What passed through a million years of accumulated human experience—the knowledge handed from mind to mind, generation to generation, the grief and wonder pressed into stories and paintings and films and arguments on the internet at three in the morning—was consumed by hungry algorithms. There was no purchase or licensing. The great ingestion happened in server rooms, while the rest of us were clicking I Agree to ever-lengthening terms and conditions that no one ever bothers to read. And that phase is now over.

Yet predictions for our future keep rolling in, each one confident, and each one contradicting the last. Goldman Sachs estimates AI could replace the equivalent of 300 million full-time jobs. The World Economic Forum projects 92 million jobs displaced by 2030, offset by 170 million new ones created, which is a net gain, on paper at least. Anthropic CEO, Dario Amodei, warns AI could replace half of all entry-level office jobs within five years. Jensen Huang says greater productivity creates more hiring, not less. In 2025 alone, Amazon eliminated 14,000 corporate roles, Microsoft cut 15,000, and Salesforce reduced its customer support workforce by 4,000. Like the billboards in Time Square, both are right, yet neither agree. What the experts ultimately share is uncertainty.

And the AI models are hungry again. This time, media organizations are making sure they require payment from AI giants for their content. New York Times is partnering with Amazon’s AI, Meta with News Corp, and Google with Reddit. But human-made internet content is finite and cannot keep up with the voracious appetite of AI models that do not need time to sleep or metabolise. So the machines have no choice but to prompt themselves, and generate new content upon previous content, with less and less human origin, leading us down a spiral of infinite iteration with less human touch, less human spirit, and less human soul. The only thing the “experts” seem to agree on is that the business potentials are both exhilarating and terrifying.
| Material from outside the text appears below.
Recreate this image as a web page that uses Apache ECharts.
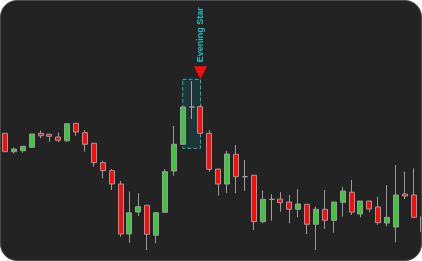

Meanwhile, Artisan’s billboard promises relief from the burden of human employees. Lower payroll. No sick days. No long hot showers a person needs to feel like a person again. The face on that billboard doesn’t need to ground herself. She doesn’t need anything. What is being sold is not intelligence, but the absence of need. It is a cold world to advertise, and the advertisers seem not to fear the cold.
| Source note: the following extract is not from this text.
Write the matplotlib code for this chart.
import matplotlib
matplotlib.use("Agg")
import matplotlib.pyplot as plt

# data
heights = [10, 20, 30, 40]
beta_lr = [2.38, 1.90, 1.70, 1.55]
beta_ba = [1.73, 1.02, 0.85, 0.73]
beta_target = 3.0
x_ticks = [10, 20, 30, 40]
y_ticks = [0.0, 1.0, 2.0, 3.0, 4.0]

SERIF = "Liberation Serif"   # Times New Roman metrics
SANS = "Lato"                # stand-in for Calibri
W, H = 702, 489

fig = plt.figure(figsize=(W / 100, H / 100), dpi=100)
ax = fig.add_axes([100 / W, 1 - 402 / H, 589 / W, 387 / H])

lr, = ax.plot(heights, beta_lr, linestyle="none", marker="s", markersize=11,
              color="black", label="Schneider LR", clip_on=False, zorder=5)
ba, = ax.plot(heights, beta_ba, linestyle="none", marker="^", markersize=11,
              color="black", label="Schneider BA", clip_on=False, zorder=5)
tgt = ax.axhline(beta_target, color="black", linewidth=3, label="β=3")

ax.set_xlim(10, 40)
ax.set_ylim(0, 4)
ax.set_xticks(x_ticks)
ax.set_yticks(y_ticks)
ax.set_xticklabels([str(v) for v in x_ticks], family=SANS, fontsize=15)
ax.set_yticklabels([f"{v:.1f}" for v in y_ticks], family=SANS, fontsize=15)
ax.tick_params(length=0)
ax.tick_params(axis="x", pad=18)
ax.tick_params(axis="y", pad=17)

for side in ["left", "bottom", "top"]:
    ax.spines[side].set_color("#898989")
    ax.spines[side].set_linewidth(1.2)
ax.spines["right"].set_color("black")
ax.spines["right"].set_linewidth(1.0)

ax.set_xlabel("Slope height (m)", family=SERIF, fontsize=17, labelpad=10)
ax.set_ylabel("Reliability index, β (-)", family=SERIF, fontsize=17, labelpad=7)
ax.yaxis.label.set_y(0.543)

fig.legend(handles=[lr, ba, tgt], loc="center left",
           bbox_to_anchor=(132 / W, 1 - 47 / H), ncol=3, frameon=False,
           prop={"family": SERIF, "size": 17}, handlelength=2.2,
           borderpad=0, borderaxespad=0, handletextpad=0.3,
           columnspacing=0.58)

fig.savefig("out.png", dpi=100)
Two billboards in New York City, and the same ones are popping up in other major cities across the nation. Between them is the argument that is yet to be resolved: whether what is being built is a tool or a replacement, a future or an ending. The experts cannot agree. The lawyers are still filing. The models are still hungry. And somewhere in Times Square, a sad stick figure is still holding his sign, hoping someone walking past will stop long enough to read it.